The basic approach of the IMF/World Bank is to hang the bulk of the developing countries out to dry while incorporating some key former members of the Third World club.  Amidst much self-congratulation, the Group of 8 is being expanded to the Group of 20. Brazil, Mexico, India, China, South Africa, South Korea, Saudi Arabia and others are now to be admitted to the rich man’s club.

This is a divide-and-rule tactic designed to drive a wedge between the strongest and weakest in the developing world. We must do everything in our power to combat this strategy. What are some of the things which we can do?

We must begin a process of re-constituting our own Group of 130. Progressive people need to convene our own Caribbean Social Forum as a first step in that direction.

This Forum must be the start of a larger Third World mobilization with peoples in Africa, Asia and Latin America for a global stimulus package for the Developing World. This could be an expanded version of the existing Short Term Liquidity Facility (SLF) but without access being restricted to countries with investment grade bond ratings as is presently the case.

IMF/World Bank conditionalities must be reviewed and substantially modified to the benefit of developing countries. The formulae of the discredited Washington Consensus are no longer acceptable. The principle—proposed by Keynes at Bretton Woods in 1944—that the creditor and not the debtor should bear the burden of adjustment—must become the basis for all future balance of payments and other adjustments and support.

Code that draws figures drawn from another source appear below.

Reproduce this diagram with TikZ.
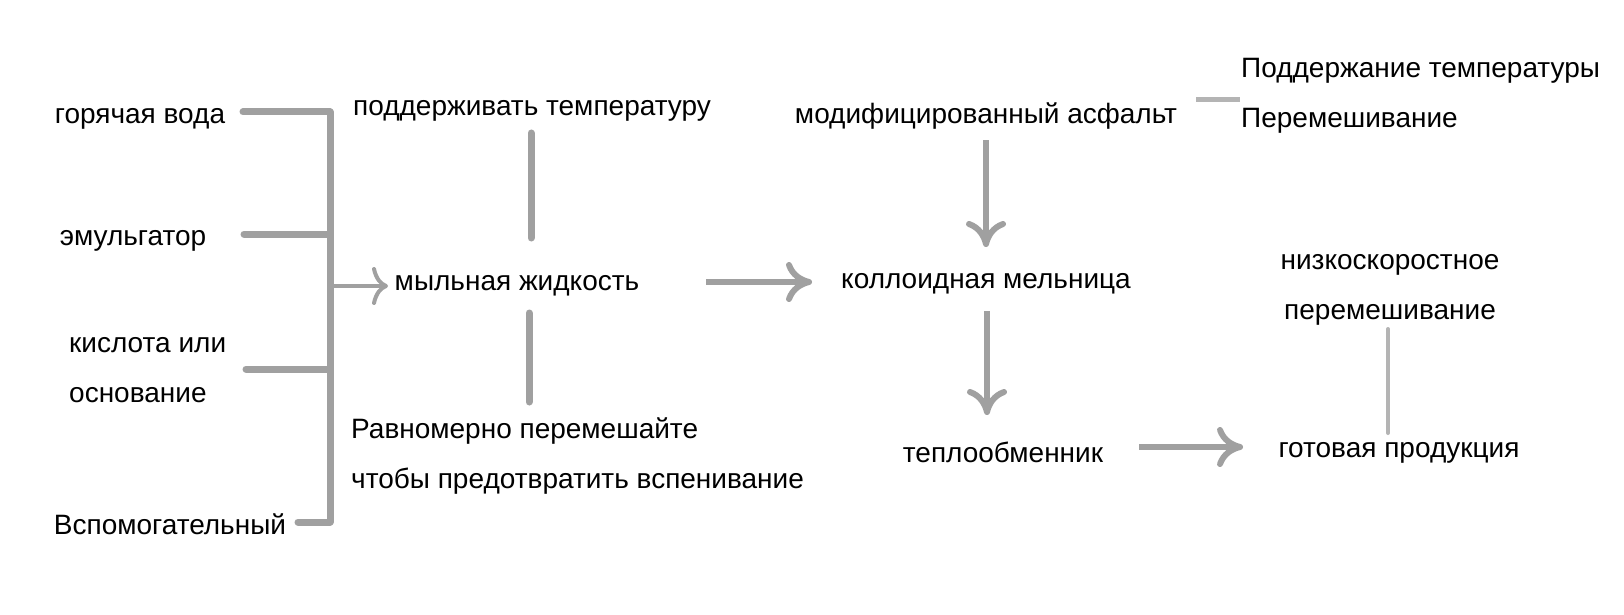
\documentclass[tikz,border=0pt]{standalone}
\usepackage{fontspec}
\setmainfont{Liberation Sans}
\usetikzlibrary{arrows.meta}
\definecolor{lg}{HTML}{A0A0A0}
\definecolor{lg2}{HTML}{B4B4B4}
\begin{document}
\begin{tikzpicture}[x=1pt,y=-1pt,
  txt/.style={font=\fontsize{28}{50}\selectfont, inner sep=0pt, text=black, yshift=-4pt},
  bar/.style={draw=lg, line width=7pt, line cap=round},
  thinbar/.style={draw=lg2, line width=4pt, line cap=round},
  arr/.style={draw=lg, line width=6pt, -{Computer Modern Rightarrow[length=26pt,width=40pt]}},
  smallarr/.style={draw=lg, line width=4pt, -{Computer Modern Rightarrow[length=16pt,width=38pt]}}]
\useasboundingbox[fill=white] (0,0) rectangle (1624,615);

% left inputs
\node[txt] (hw) at (140,115) {горячая вода};
\node[txt] (em) at (133,237) {эмульгатор};
\node[txt, align=left, anchor=west] (ac) at (69,366) {кислота или\\основание};
\node[txt] (aux) at (170,520) {Вспомогательный};

\coordinate (hwL) at (243,112);
\coordinate (emL) at (244,234);
\coordinate (acL) at (246,369);
\coordinate (auxL) at (298,522);
\coordinate (b1) at (330,112);
\coordinate (b2) at (330,234);
\coordinate (b3) at (330,369);
\coordinate (b4) at (330,522);
\coordinate (bm) at (333,286);

\draw[bar] (hwL) -- (b1);
\draw[bar] (emL) -- (b2);
\draw[bar] (acL) -- (b3);
\draw[bar] (auxL) -- (b4);
\draw[bar] (b1) -- (b4);

% soap liquid
\node[txt] (soap) at (517,282) {мыльная жидкость};
\node[txt] (pt) at (532,107) {поддерживать температуру};
\node[txt, align=left, anchor=west] (mix) at (351,452) {Равномерно перемешайте\\чтобы предотвратить вспенивание};
\coordinate (soapIn) at (388,286);
\draw[smallarr] (bm) -- (soapIn);

\coordinate (v1a) at (531,133);
\coordinate (v1b) at (531,238);
\coordinate (v2a) at (529,313);
\coordinate (v2b) at (529,402);
\draw[bar] (v1a) -- (v1b);
\draw[bar] (v2a) -- (v2b);

% colloid mill
\node[txt] (col) at (986,280) {коллоидная мельница};
\node[txt] (mod) at (986,112) {модифицированный асфальт};
\node[txt, align=left, anchor=west] (keep) at (1241,91.5) {Поддержание температуры\\Перемешивание};

\coordinate (a1s) at (706,282);
\coordinate (a1e) at (812,282);
\draw[arr] (a1s) -- (a1e);

\coordinate (dashA) at (1196,100);
\coordinate (dashB) at (1240,100);
\draw[draw=lg2, line width=5pt] (dashA) -- (dashB);

\coordinate (a2s) at (986,140);
\coordinate (a2e) at (986,247);
\draw[arr] (a2s) -- (a2e);

\node[txt] (hx) at (1003,448) {теплообменник};
\coordinate (a3s) at (987,311);
\coordinate (a3e) at (987,415);
\draw[arr] (a3s) -- (a3e);

\node[txt] (fin) at (1399,449) {готовая продукция};
\coordinate (a4s) at (1139,447);
\coordinate (a4e) at (1243,447);
\draw[arr] (a4s) -- (a4e);

\node[txt, align=center] (low) at (1390,286) {низкоскоростное\\перемешивание};
\coordinate (v3a) at (1388,329);
\coordinate (v3b) at (1388,433);
\draw[thinbar] (v3a) -- (v3b);
\end{tikzpicture}
\end{document}
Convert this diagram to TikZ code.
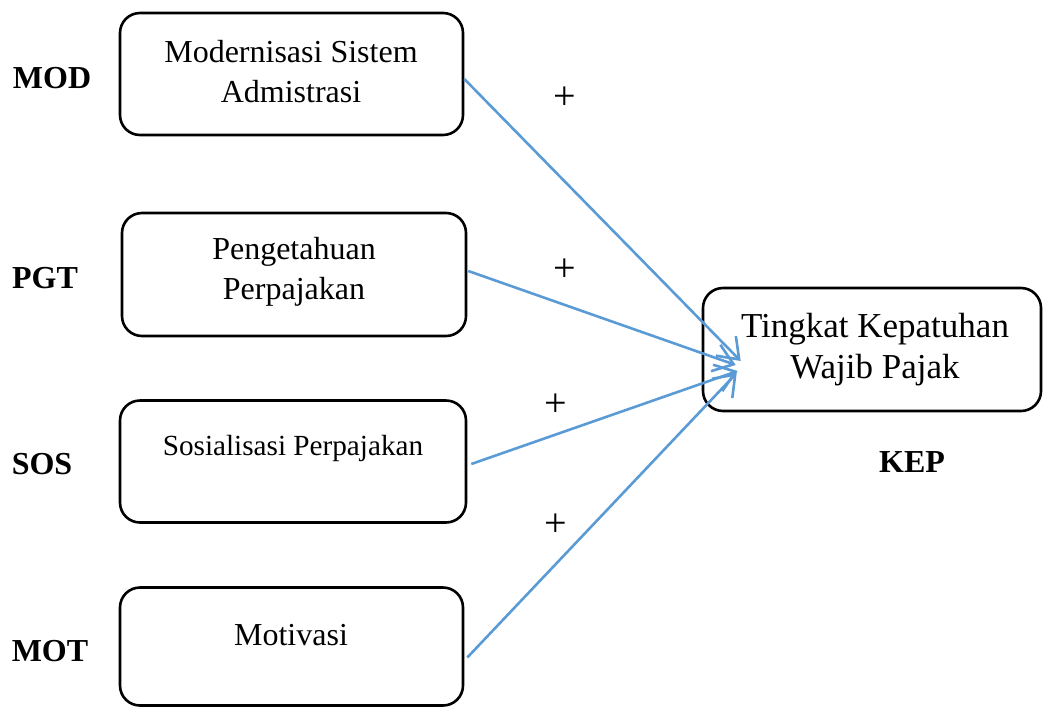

The World Bank soft money window must be substantially expanded and assistance from this source governed by the principles outlined above.

The entire architecture of the WTO arrangements and agreements need to be re-examined, especially in areas which affect services, intellectual property and other arrangements which have short and medium term negative effects on developing countries.

In the light of the above, the EPA with the Caribbean must be substantially modified to take account of the reservations widely expressed by many in the region.

The above proposals represent only a general statement of principles and orientations. The key point for the Caribbean to grasp is that we have to put our case forward as part of a much larger global package, if we are to be effective.

The global crisis which we face will not be adequately addressed if we remain within orthodox paradigms, especially the neoliberal orthodoxies of the last 30 years. Market fundamentalism is dead. Even in the United States there is a growing consensus that some of the big ‘zombie banks’ such as Citigroup and Bank of America will have to be nationalized. A substantially enhanced role for the state in the economy will be essential if the present crisis is to be addressed.

This enhanced role for the state will be even more important in developing countries in the Caribbean and throughout much of Africa, Asia and Latin America. In the Caribbean no new economic sector has emerged since the years of early import substitution industrialization in the 1950s. We cannot resolve this stagnation without state leadership. We have to think long term and seek to make the structural changes which alone can lift our people out of poverty.